2. The self propelled power trowel, for finishing a concrete surface, of claim 1, wherein the means for selectively delivering hydraulic fluid from the hydraulic pump to each of the dual action hydraulic cylinders at variably selectable pressure, further comprises a plurality of proportional pressure output control valves operatively interconnected between the hydraulic pump and each of the dual action hydraulic cylinders.

3. A self propelled power trowel, for finishing a concrete surface, which comprises:

rigid frame means adapted to be disposed over said concrete surface, said rigid frame means having a front and a rear and defining a centerline from front to rear:

engine means for powering said power trowel attached to the frame means;

a pair of rotor assemblies for frictionally contacting is said concrete surface and supporting said frame means thereabove, tiltably connected to the frame means and operably connected to the engine means;

at least three pairs of single action hydraulic cylinders, with one pair of said single action hydraulic cylinders operably interconnected between the rigid frame and each rotor assembly for selectively and independently tilting each rotor assembly toward and away from the centerline of the frame, and the third pair of single action hydraulic cylinders operably interconnected between the rigid frame and one of the rotor assemblies for tilting said rotor assembly fore and aft, parallel to said frame centerline;

a hydraulic pump, having hydraulic fluid, operatively connected to the engine means and hydraulically connected to each of the single action hydraulic cylinders; and

means for selectively delivering hydraulic fluid from the hydraulic pump to each of the single action hydraulic cylinders at variably selectable pressure.
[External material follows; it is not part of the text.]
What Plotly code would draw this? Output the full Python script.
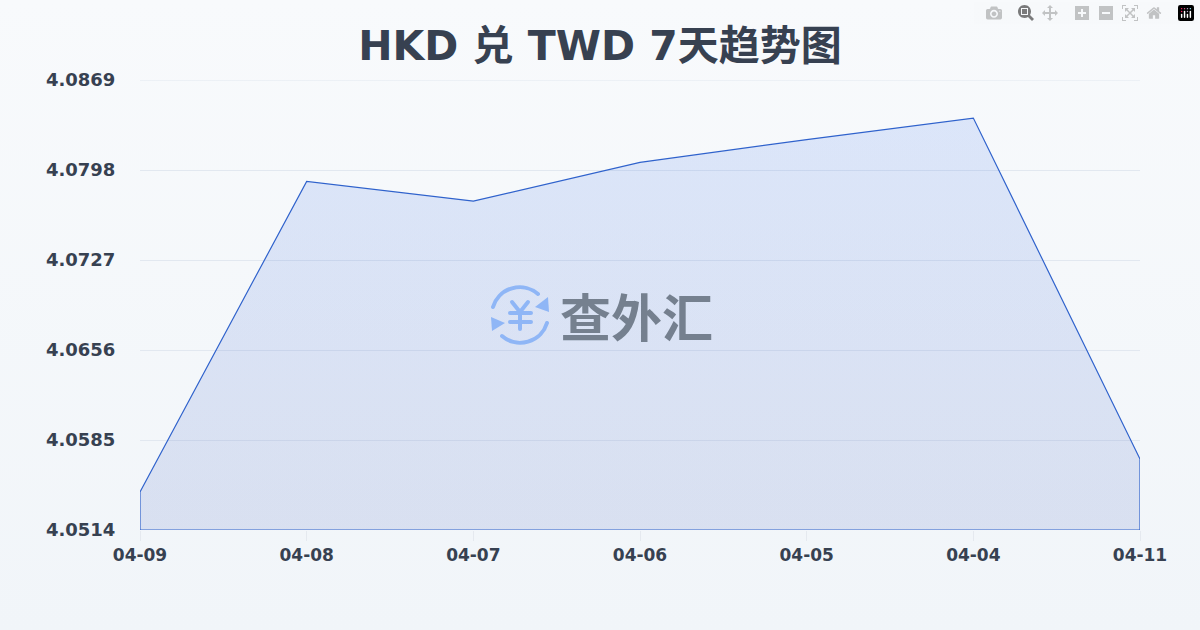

4. The self propelled power trowel, for finishing a concrete surface, of claim 3, wherein the means for selectively delivering hydraulic fluid from the hydraulic pump to each of the single action hydraulic cylinders at variably selectable pressure, further comprises a plurality of proportional pressure output control valves operatively interconnected between the hydraulic pump and each of the single action hydraulic cylinders.